I’m always waiting for things to fall into place before I make my next move.
I waited to apply for graduate programs because my life wasn’t comfortable and there was so much unknown. I waited to apply for an internship because I wanted the perfect one that aligned with all of my interests (spoiler, the one I chose didn’t). All my life, I waited for things to fall into place, to fall in my lap, and I’m just now realizing how unrealistic that is. The world doesn’t revolve around me, it keeps moving, and I must move with it. I cannot wait for the pieces of my life to fall into place before I choose to live it. Waiting for the right time means waiting forever. Maybe it’s fear of failure, or maybe I just despise the uncomfortable, but nothing changes if nothing changes. Simple but true. There is no “right time.” There is only time, and the choices we make with the time we have.
My last post discussed the dual sense of excessive yet meaningless choice-making.
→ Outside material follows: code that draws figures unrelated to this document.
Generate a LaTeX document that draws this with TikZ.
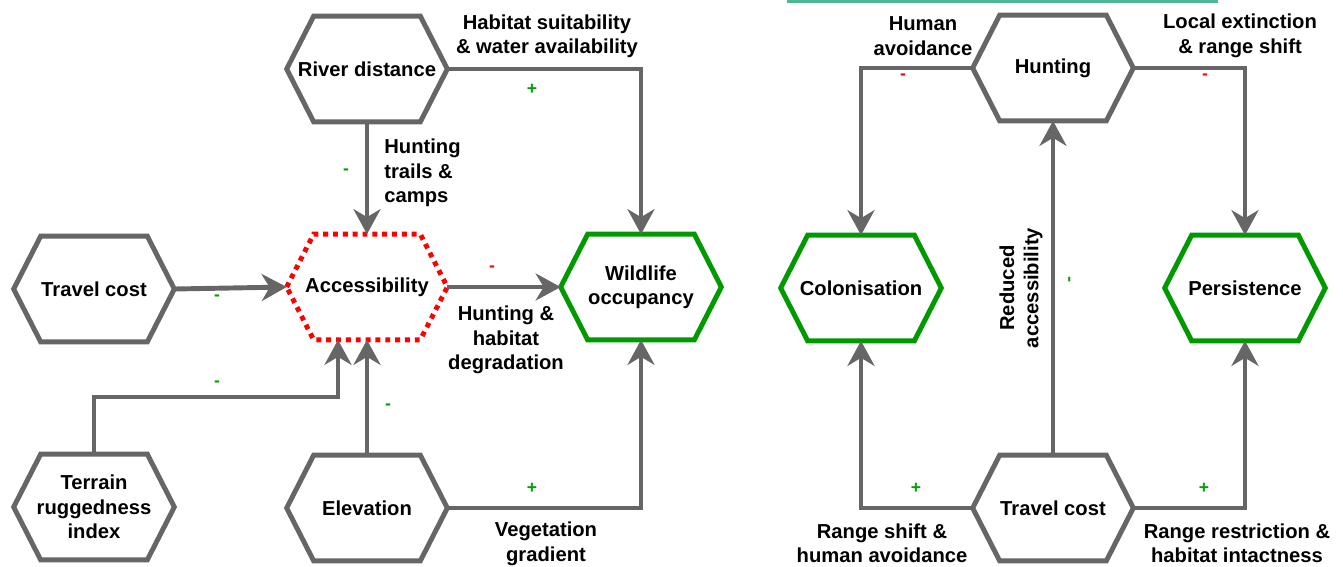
\documentclass[tikz,border=0pt]{standalone}
\usepackage{fontspec}
\setmainfont{Liberation Sans}
\usetikzlibrary{arrows.meta}

\definecolor{linkgray}{HTML}{666666}
\definecolor{okgreen}{HTML}{009900}
\definecolor{signgreen}{HTML}{00A000}
\definecolor{topteal}{RGB}{77,182,150}

% hexagon outline round a named box node
\newcommand{\hexborder}[2]{%
  \draw[#2] (#1.west) -- ([xshift=0.54cm]#1.north west) -- ([xshift=-0.54cm]#1.north east)
    -- (#1.east) -- ([xshift=-0.54cm]#1.south east) -- ([xshift=0.54cm]#1.south west) -- cycle;}

\begin{document}
\begin{tikzpicture}[
    x=0.02cm, y=-0.02cm,
    hexbox/.style={rectangle, minimum width=3.2cm, minimum height=2.1cm,
                   align=center, inner sep=0pt,
                   font=\fontsize{11.5}{13.9}\selectfont\bfseries},
    hexline/.style={draw=linkgray, line width=2.8pt, line join=miter},
    outcomeline/.style={hexline, draw=okgreen},
    hubline/.style={hexline, draw=red, dash pattern=on 2.8pt off 2.8pt},
    link/.style={draw=linkgray, line width=2.8pt,
                 -{Stealth[length=0.5cm, width=0.54cm, inset=0.16cm]}},
    why/.style={align=center, inner sep=0pt, font=\fontsize{11.5}{13.9}\selectfont\bfseries},
    plussign/.style={text=signgreen, inner sep=0pt, font=\fontsize{10}{10}\selectfont\bfseries},
    minussign/.style={text=red, inner sep=0pt, font=\fontsize{10}{10}\selectfont\bfseries},
]
\useasboundingbox (0,0) rectangle (1343,566);
\draw[topteal, line width=1.7pt] (787,1) -- (1218,1);

% left panel: drivers of occupancy
\node[hexbox] (river)    at (367,69)  {River distance};
\node[hexbox] (travel)   at (94,289)  {Travel cost};
\node[hexbox] (access)   at (367,287) {Accessibility};
\node[hexbox] (wildlife) at (641,287) {Wildlife\\occupancy};
\node[hexbox] (terrain)  at (94,507)  {Terrain\\ruggedness\\index};
\node[hexbox] (elev)     at (367,508) {Elevation};
\coordinate (tbend) at (338,397);

% right panel: colonisation and persistence
\node[hexbox] (hunt)    at (1053,68)  {Hunting};
\node[hexbox] (colon)   at (861,288)  {Colonisation};
\node[hexbox] (persist) at (1245,288) {Persistence};
\node[hexbox] (travelR) at (1053,508) {Travel cost};

\foreach \n in {river, travel, terrain, elev, hunt, travelR}
  \hexborder{\n}{hexline};
\foreach \n in {wildlife, colon, persist}
  \hexborder{\n}{outcomeline};
\hexborder{access}{hubline}

\draw[link] (river.east) -| (wildlife.north);
\draw[link] (river.south) -- (access.north);
\draw[link] (travel.east) -- (access.west);
\draw[link] (access.east) -- (wildlife.west);
\draw[link] (terrain.north) |- (tbend) -- (tbend |- access.south);
\draw[link] (elev.north) -- (access.south);
\draw[link] (elev.east) -| (wildlife.south);

\node[why] (habitat) at (547,36) {Habitat suitability\\\& water availability};
\node[plussign] (s1) at (532,89) {+};
\node[why, anchor=west, align=left] (trails) at (384,173) {Hunting\\trails \&\\camps};
\node[plussign] (s2) at (346,172) {-};
\node[plussign] (s3) at (217,298) {-};
\node[minussign] (s4) at (492,269) {-};
\node[why] (degrad) at (506,340) {Hunting \&\\habitat\\degradation};
\node[plussign] (s5) at (217,384) {-};
\node[plussign] (s6) at (388,407) {-};
\node[plussign] (s7) at (532,488) {+};
\node[why] (vegetation) at (546,544) {Vegetation\\gradient};

\draw[link] (hunt.west) -| (colon.north);
\draw[link] (hunt.east) -| (persist.north);
\draw[link] (travelR.north) -- (hunt.south);
\draw[link] (travelR.west) -| (colon.south);
\draw[link] (travelR.east) -| (persist.south);

\node[why] (avoid) at (923,36) {Human\\avoidance};
\node[minussign] (s8) at (903,77) {-};
\node[why] (extinct) at (1240,36) {Local extinction\\\& range shift};
\node[minussign] (s9) at (1205,77) {-};
\node[why, rotate=90] (reduced) at (1021,288) {Reduced\\accessibility};
\node[plussign, rotate=90] (s10) at (1071,280) {-};
\node[plussign] (s11) at (916,488) {+};
\node[plussign] (s12) at (1204,488) {+};
\node[why] (shift) at (882,543) {Range shift \&\\human avoidance};
\node[why] (restrict) at (1237,543) {Range restriction \&\\habitat intactness};
\end{tikzpicture}
\end{document}
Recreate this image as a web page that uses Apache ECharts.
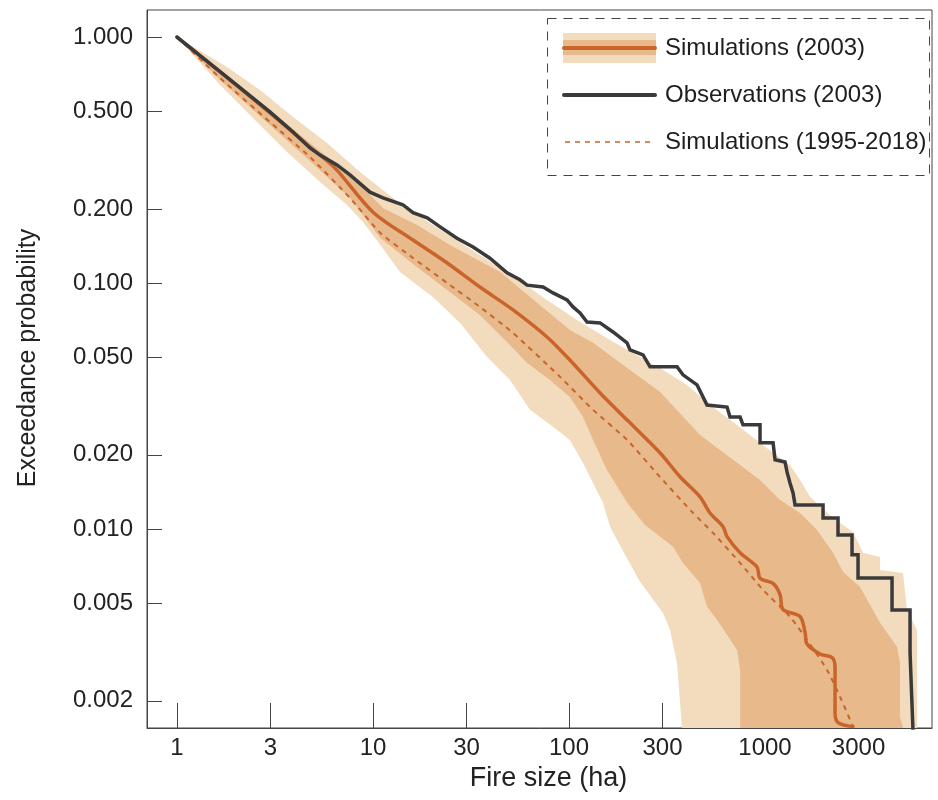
<!DOCTYPE html>
<html>
<head>
<meta charset="utf-8">
<script src="https://cdn.jsdelivr.net/npm/echarts@6/dist/echarts.min.js"></script>
<style>html,body{margin:0;padding:0;background:#fff}#c{width:938px;height:800px}</style>
</head>
<body>
<div id="c"></div>
<script>
// ---- axis ticks ----
const xTicks = [1, 3, 10, 30, 100, 300, 1000, 3000];
const yTicks = [1, 0.5, 0.2, 0.1, 0.05, 0.02, 0.01, 0.005, 0.002];
const xRange = [0.703, 7110];
const yRange = [0.00155, 1.288];

// ---- median of simulations (2003) ----
const simMedianSize = [1, 1.66, 2.98, 4.77, 6.4, 10, 16, 23.9, 35.1, 51.8, 77.2, 101, 144, 198, 291, 368, 466, 524, 611, 640, 746, 910, 943, 1099, 1193, 1235, 1509, 1600, 1638, 1908, 2197, 2276, 2276, 2357, 2812];
const simMedianProb = [1, 0.721, 0.491, 0.357, 0.293, 0.194, 0.1495, 0.1206, 0.0963, 0.0777, 0.0603, 0.0486, 0.0357, 0.0277, 0.0204, 0.0163, 0.0135, 0.0116, 0.0102, 0.0093, 0.0080, 0.0070, 0.0063, 0.0060, 0.0054, 0.0047, 0.0044, 0.0038, 0.0034, 0.0031, 0.0030, 0.00275, 0.00179, 0.00163, 0.00157];

// ---- simulations 1995-2018 ----
const allSimSize = [1, 1.66, 2.98, 4.77, 7.63, 10.9, 16, 23.9, 35.1, 51.8, 90, 132.6, 198, 291, 429, 543, 746, 977, 1341, 1638, 2072, 2414, 2812];
const allSimProb = [1, 0.681, 0.451, 0.325, 0.2216, 0.1597, 0.1264, 0.1, 0.0799, 0.0626, 0.0415, 0.0305, 0.0230, 0.01627, 0.01161, 0.00963, 0.00727, 0.00565, 0.00439, 0.00354, 0.00267, 0.002076, 0.00157];

// ---- observations (2003) ----
const obsSize = [1, 1.36, 2.02, 2.98, 3.91, 4.77, 5.37, 6.55, 7.63, 9.65, 11.25, 14.2, 16.0, 18.9, 22.0, 26.8, 32.4, 39.5, 48.3, 56.2, 61.1, 73.7, 82.9, 97.7, 104.8, 113.8, 123.6, 144, 167.7, 197.7, 204.8, 238.6, 259, 355.6, 381.5, 450, 506, 640, 663, 746, 772, 943, 943, 1099, 1125, 1265, 1295, 1341, 1390, 1423, 1977, 1977, 2357, 2357, 2779, 2779, 2982, 2982, 4446, 4446, 5494, 5494, 5623, 5690];
const obsProb = [1, 0.821, 0.638, 0.496, 0.411, 0.354, 0.331, 0.302, 0.275, 0.234, 0.222, 0.208, 0.193, 0.184, 0.169, 0.152, 0.140, 0.126, 0.110, 0.103, 0.098, 0.0963, 0.0911, 0.0853, 0.0799, 0.0755, 0.0694, 0.0688, 0.0632, 0.0571, 0.0534, 0.0510, 0.0456, 0.0456, 0.0423, 0.0385, 0.0319, 0.0313, 0.0285, 0.0285, 0.0265, 0.0265, 0.0224, 0.0224, 0.0191, 0.0187, 0.01705, 0.01538, 0.0140, 0.01252, 0.01252, 0.01108, 0.01108, 0.00945, 0.00945, 0.00784, 0.00784, 0.00632, 0.00632, 0.00468, 0.00468, 0.00313, 0.00313, 0.0015];

// ---- outer (light) envelope ----
const outerHiSize = [1, 1.80, 2.65, 3.91, 5.83, 8.59, 12.65, 20.2, 35.1, 51.8, 77.2, 113.8, 167.7, 291, 400, 524, 687, 1024, 1341, 1509, 1696, 2223, 2812, 3162, 3862, 3862, 5059, 5302, 5964, 5964];
const outerHiProb = [1, 0.755, 0.609, 0.473, 0.371, 0.2826, 0.2216, 0.172, 0.130, 0.1068, 0.0853, 0.0694, 0.0576, 0.0451, 0.0385, 0.0319, 0.0272, 0.0213, 0.0182, 0.0158, 0.0135, 0.01108, 0.00972, 0.00799, 0.00769, 0.00681, 0.00662, 0.00468, 0.00388, 0.00155];
const outerLoSize = [1, 1.66, 2.44, 3.64, 5.37, 7.37, 8.89, 10.9, 13.73, 20.2, 27.8, 38.2, 50.0, 63.2, 82.9, 101, 117.9, 132.6, 149.1, 161.9, 193.1, 230.2, 301.7, 327.6, 355.6, 377];
const outerLoProb = [1, 0.638, 0.469, 0.341, 0.2574, 0.2076, 0.177, 0.1427, 0.1108, 0.0877, 0.0688, 0.0500, 0.0403, 0.0305, 0.0260, 0.0230, 0.01855, 0.01538, 0.01276, 0.01019, 0.00784, 0.00609, 0.00455, 0.00388, 0.00285, 0.00155];

// ---- inner (dark) envelope ----
const innerHiSize = [1, 1.66, 2.98, 4.77, 7.63, 11.25, 16.8, 24.7, 44.5, 77.2, 101, 132.6, 198, 291, 466, 746, 943, 1193, 1509, 1842, 2223, 2500, 3053, 3862, 4716, 4885, 4885, 5059];
const innerHiProb = [1, 0.734, 0.505, 0.371, 0.2748, 0.2017, 0.172, 0.1427, 0.1108, 0.0769, 0.0644, 0.0571, 0.0451, 0.0361, 0.0241, 0.0182, 0.0158, 0.0131, 0.01161, 0.0099, 0.00799, 0.00669, 0.00581, 0.00415, 0.00331, 0.00285, 0.00172, 0.00155];
const innerLoSize = [1, 1.66, 2.98, 4.77, 7.63, 10.9, 16, 23.9, 35.1, 50.0, 61.1, 80.0, 101, 117.9, 132.6, 156.2, 198, 244.2, 339.4, 381.5, 466, 506, 569, 720, 746, 746];
const innerLoProb = [1, 0.669, 0.439, 0.313, 0.2216, 0.1524, 0.1195, 0.0937, 0.0741, 0.0560, 0.0473, 0.0403, 0.0344, 0.0285, 0.0230, 0.01737, 0.01276, 0.01038, 0.00845, 0.00727, 0.00603, 0.00482, 0.00427, 0.00322, 0.00267, 0.00155];

const C_LIGHT = '#f3dcbe';
const C_DARK = '#e8b98b';
const C_ORANGE = '#c9642a';
const C_BLACK = '#3a3a3a';
const FONT = '"Liberation Sans", Arial, Helvetica, sans-serif';

function zip(xs, ys) { return xs.map((x, i) => [x, ys[i]]); }

function band(name, hiX, hiY, loX, loY, color, z) {
  return {
    name: name, type: 'custom', xAxisIndex: 0, yAxisIndex: 0, clip: true, silent: true, z: z,
    data: [[hiX[0], hiY[0]]],
    renderItem: function (params, api) {
      const pts = [];
      for (let i = 0; i < hiX.length; i++) pts.push(api.coord([hiX[i], hiY[i]]));
      for (let i = loX.length - 1; i >= 0; i--) pts.push(api.coord([loX[i], loY[i]]));
      return { type: 'polygon', shape: { points: pts }, style: { fill: color } };
    }
  };
}

const chart = echarts.init(document.getElementById('c'), null, { renderer: 'canvas' });
const axisCol = '#444';
chart.setOption({
  animation: false,
  backgroundColor: '#fff',
  grid: { left: 147, right: 6, top: 10, bottom: 72, show: true, borderColor: axisCol, borderWidth: 1 },
  xAxis: [
    { type: 'log', logBase: 10, min: xRange[0], max: xRange[1], show: false, position: 'top' },
    {
      type: 'value', position: 'bottom',
      min: Math.log10(xRange[0]), max: Math.log10(xRange[1]),
      axisLine: { show: true, onZero: false, lineStyle: { color: axisCol, width: 1 } },
      axisTick: { show: true, inside: true, length: 25, lineStyle: { color: axisCol, width: 1 }, customValues: xTicks.map(v => Math.log10(v)) },
      axisLabel: { customValues: xTicks.map(v => Math.log10(v)), margin: 8, fontSize: 24, color: '#222', fontFamily: FONT,
        formatter: v => String(Math.round(Math.pow(10, v))) },
      splitLine: { show: false },
      name: 'Fire size (ha)', nameLocation: 'middle', nameGap: 33,
      nameTextStyle: { fontSize: 27, color: '#222', fontFamily: FONT, padding: [0, 0, 0, 18] }
    }
  ],
  yAxis: [
    { type: 'log', logBase: 10, min: yRange[0], max: yRange[1], show: false, position: 'right' },
    {
      type: 'value', position: 'left',
      min: Math.log10(yRange[0]), max: Math.log10(yRange[1]),
      axisLine: { show: true, onZero: false, lineStyle: { color: axisCol, width: 1 } },
      axisTick: { show: true, inside: true, length: 15, lineStyle: { color: axisCol, width: 1 }, customValues: yTicks.map(v => Math.log10(v)) },
      axisLabel: { customValues: yTicks.map(v => Math.log10(v)), margin: 14, fontSize: 24, color: '#222', fontFamily: FONT,
        formatter: v => Math.pow(10, v).toFixed(3) },
      splitLine: { show: false },
      name: 'Exceedance probability', nameLocation: 'middle', nameGap: 106,
      nameTextStyle: { fontSize: 25, color: '#222', fontFamily: FONT, padding: [0, 0, 0, 22] }
    }
  ],
  series: [
    band('Simulations (2003) 90%', outerHiSize, outerHiProb, outerLoSize, outerLoProb, C_LIGHT, 1),
    band('Simulations (2003) 50%', innerHiSize, innerHiProb, innerLoSize, innerLoProb, C_DARK, 2),
    {
      name: 'Simulations (1995-2018)', type: 'line', xAxisIndex: 0, yAxisIndex: 0, z: 3,
      data: zip(allSimSize, allSimProb), showSymbol: false, smooth: 0.2,
      lineStyle: { color: C_ORANGE, width: 2, type: [5, 5] }
    },
    {
      name: 'Simulations (2003)', type: 'line', xAxisIndex: 0, yAxisIndex: 0, z: 4,
      data: zip(simMedianSize, simMedianProb), showSymbol: false, smooth: 0.3,
      lineStyle: { color: C_ORANGE, width: 3.5, cap: 'round' }
    },
    {
      name: 'Observations (2003)', type: 'line', xAxisIndex: 0, yAxisIndex: 0, z: 5,
      data: zip(obsSize, obsProb), showSymbol: false,
      lineStyle: { color: C_BLACK, width: 3.5, cap: 'round', join: 'miter' }
    }
  ],
  graphic: [
    { type: 'rect', z: 10, shape: { x: 547.5, y: 18.5, width: 382, height: 157 }, style: { fill: '#fff', stroke: '#444', lineWidth: 1, lineDash: [9, 7] } },
    { type: 'rect', z: 11, shape: { x: 563, y: 33, width: 93, height: 30 }, style: { fill: C_LIGHT } },
    { type: 'rect', z: 11, shape: { x: 563, y: 40, width: 93, height: 15 }, style: { fill: C_DARK } },
    { type: 'line', z: 12, shape: { x1: 564, y1: 48, x2: 655, y2: 48 }, style: { stroke: C_ORANGE, lineWidth: 4, lineCap: 'round' } },
    { type: 'line', z: 12, shape: { x1: 564, y1: 95, x2: 655, y2: 95 }, style: { stroke: C_BLACK, lineWidth: 4, lineCap: 'round' } },
    { type: 'line', z: 12, shape: { x1: 565, y1: 142, x2: 655, y2: 142 }, style: { stroke: C_ORANGE, lineWidth: 1.5, lineDash: [5, 5] } },
    { type: 'text', z: 12, x: 665, y: 48, style: { text: 'Simulations (2003)', fontSize: 24, fontFamily: FONT, fill: '#1e1e1e', verticalAlign: 'middle' } },
    { type: 'text', z: 12, x: 665, y: 95, style: { text: 'Observations (2003)', fontSize: 24, fontFamily: FONT, fill: '#1e1e1e', verticalAlign: 'middle' } },
    { type: 'text', z: 12, x: 665, y: 142, style: { text: 'Simulations (1995-2018)', fontSize: 24, fontFamily: FONT, fill: '#1e1e1e', verticalAlign: 'middle' } }
  ]
});
</script>
</body>
</html>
I left on a note that urged you to pay attention to what you pay attention to. In a world that throws us endless choices, if we become aware and pay attention to the choices we have, we have agency to choose which ones serve us. Be conscious in your choice-making.
But sometimes, the most important choice we get to make whether to do something that will serve us. Apply for that job. Start writing that novel. Learn to play that instrument, because there is never a “right time” to invite change into your life.